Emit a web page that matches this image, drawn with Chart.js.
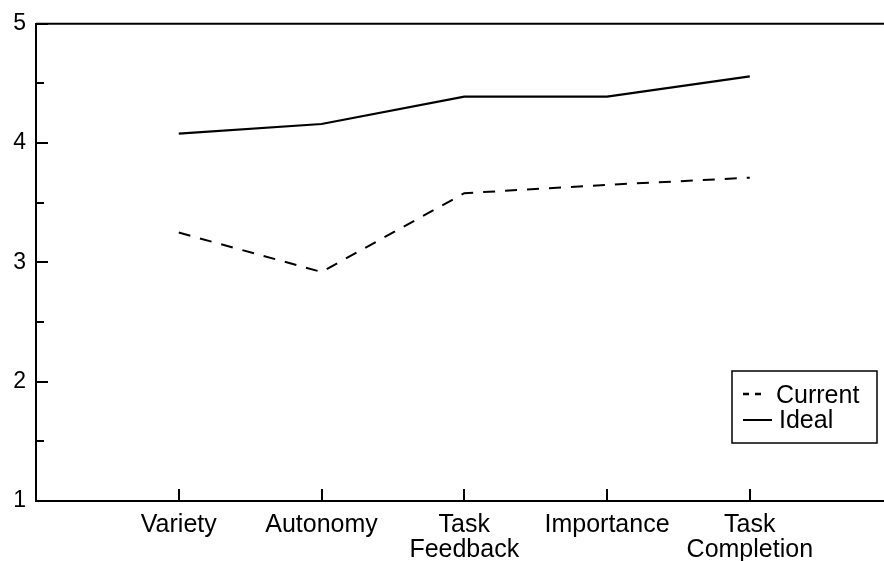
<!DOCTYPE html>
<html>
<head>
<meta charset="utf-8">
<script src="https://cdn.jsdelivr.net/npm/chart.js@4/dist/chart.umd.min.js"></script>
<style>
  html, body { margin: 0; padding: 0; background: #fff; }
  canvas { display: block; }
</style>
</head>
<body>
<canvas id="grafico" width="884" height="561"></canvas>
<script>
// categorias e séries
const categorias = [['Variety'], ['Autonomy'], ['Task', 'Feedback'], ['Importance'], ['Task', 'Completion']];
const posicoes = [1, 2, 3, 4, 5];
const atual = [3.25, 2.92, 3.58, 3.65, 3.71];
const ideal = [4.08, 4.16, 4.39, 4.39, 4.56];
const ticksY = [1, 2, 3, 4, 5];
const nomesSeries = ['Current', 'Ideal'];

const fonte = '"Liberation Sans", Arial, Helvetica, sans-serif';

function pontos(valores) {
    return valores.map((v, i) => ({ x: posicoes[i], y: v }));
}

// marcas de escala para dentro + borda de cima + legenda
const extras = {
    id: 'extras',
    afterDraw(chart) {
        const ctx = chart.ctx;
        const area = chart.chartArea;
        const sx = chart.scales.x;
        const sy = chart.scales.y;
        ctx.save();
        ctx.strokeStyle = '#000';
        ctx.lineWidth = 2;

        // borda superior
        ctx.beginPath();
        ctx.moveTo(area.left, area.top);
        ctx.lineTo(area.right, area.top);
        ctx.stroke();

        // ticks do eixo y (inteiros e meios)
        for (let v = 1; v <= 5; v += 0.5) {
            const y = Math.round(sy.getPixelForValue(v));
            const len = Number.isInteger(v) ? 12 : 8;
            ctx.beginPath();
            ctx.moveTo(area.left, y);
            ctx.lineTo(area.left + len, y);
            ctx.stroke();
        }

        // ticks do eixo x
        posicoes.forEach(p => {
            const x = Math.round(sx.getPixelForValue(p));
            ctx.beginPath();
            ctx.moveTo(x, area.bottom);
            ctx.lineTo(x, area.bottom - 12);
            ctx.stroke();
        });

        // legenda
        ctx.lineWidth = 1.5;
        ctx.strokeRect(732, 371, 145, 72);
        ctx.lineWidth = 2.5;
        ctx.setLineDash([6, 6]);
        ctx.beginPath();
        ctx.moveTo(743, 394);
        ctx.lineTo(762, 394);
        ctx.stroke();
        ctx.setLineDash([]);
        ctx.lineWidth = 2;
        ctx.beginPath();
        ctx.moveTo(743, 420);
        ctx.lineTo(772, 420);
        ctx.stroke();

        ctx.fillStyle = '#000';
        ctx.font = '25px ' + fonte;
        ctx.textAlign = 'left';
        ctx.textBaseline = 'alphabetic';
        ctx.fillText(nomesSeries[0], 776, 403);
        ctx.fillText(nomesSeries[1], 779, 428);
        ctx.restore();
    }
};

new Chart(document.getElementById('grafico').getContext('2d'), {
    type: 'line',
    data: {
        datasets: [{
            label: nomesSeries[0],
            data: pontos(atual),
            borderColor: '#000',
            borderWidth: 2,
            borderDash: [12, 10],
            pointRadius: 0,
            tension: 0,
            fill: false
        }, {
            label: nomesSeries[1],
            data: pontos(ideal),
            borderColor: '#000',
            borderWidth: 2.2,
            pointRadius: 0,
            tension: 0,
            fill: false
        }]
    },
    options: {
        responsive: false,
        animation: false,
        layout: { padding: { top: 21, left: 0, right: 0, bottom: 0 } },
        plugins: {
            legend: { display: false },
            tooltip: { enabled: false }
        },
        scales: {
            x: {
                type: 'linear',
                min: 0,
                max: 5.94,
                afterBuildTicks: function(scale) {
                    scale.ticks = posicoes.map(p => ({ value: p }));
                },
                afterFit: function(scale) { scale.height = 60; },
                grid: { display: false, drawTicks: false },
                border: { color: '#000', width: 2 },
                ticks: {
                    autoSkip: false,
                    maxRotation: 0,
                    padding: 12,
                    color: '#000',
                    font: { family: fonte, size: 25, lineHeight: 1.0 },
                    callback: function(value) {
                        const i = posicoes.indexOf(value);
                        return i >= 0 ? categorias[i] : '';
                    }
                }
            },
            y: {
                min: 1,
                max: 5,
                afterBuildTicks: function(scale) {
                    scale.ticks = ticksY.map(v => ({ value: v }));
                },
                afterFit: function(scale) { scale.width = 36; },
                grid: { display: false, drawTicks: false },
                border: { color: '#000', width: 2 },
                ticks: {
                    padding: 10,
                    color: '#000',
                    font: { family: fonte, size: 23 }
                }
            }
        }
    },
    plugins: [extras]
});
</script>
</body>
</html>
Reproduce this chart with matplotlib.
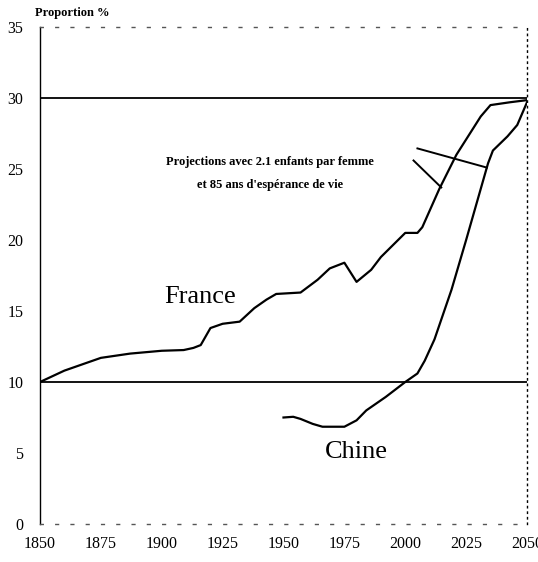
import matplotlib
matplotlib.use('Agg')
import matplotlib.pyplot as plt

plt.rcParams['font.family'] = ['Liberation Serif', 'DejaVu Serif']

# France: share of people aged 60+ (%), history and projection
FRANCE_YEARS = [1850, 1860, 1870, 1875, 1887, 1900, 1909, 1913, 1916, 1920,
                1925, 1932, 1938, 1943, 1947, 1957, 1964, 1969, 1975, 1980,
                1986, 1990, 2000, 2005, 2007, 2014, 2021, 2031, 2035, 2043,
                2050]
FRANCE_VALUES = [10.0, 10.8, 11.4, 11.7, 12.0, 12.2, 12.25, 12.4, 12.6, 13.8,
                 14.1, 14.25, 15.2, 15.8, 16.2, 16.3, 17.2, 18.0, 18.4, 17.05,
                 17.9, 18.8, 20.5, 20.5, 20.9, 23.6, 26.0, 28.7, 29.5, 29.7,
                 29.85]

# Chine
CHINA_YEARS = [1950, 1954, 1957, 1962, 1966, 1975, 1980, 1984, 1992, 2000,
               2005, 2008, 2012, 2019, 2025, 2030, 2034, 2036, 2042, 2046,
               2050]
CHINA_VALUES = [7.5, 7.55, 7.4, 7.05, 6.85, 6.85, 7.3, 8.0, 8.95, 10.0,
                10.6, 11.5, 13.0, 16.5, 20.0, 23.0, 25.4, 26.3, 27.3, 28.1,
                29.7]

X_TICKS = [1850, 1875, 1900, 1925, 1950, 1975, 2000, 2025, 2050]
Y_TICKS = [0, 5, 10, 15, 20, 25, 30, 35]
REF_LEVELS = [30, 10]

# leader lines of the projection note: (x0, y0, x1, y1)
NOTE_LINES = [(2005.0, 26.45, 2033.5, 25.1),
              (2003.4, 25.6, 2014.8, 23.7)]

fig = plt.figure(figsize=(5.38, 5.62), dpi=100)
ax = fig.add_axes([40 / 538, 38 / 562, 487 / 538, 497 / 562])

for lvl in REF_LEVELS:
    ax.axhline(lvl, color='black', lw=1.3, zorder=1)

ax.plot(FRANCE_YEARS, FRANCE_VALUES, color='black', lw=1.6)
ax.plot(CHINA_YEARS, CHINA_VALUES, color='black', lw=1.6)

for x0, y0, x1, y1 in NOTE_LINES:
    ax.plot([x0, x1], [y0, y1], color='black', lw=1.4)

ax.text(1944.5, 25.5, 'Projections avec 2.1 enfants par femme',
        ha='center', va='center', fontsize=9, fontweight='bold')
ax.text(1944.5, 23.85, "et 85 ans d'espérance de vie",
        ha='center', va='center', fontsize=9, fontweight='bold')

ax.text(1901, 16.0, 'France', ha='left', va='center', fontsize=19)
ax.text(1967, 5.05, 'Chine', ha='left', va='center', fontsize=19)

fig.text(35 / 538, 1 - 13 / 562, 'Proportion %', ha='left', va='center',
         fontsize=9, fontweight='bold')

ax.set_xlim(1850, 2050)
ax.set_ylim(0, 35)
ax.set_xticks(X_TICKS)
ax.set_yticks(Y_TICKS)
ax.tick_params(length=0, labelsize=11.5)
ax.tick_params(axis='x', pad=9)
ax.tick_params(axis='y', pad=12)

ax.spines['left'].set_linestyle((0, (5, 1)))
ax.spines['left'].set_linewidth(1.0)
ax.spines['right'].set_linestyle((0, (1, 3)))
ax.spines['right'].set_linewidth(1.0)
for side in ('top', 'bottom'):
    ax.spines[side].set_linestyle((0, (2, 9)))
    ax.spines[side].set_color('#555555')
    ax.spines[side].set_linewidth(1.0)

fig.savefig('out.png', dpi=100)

● **Instruction**
Your answer should be a single number: how many lines in the data above include "matplotlib"?

● **Task solution**
4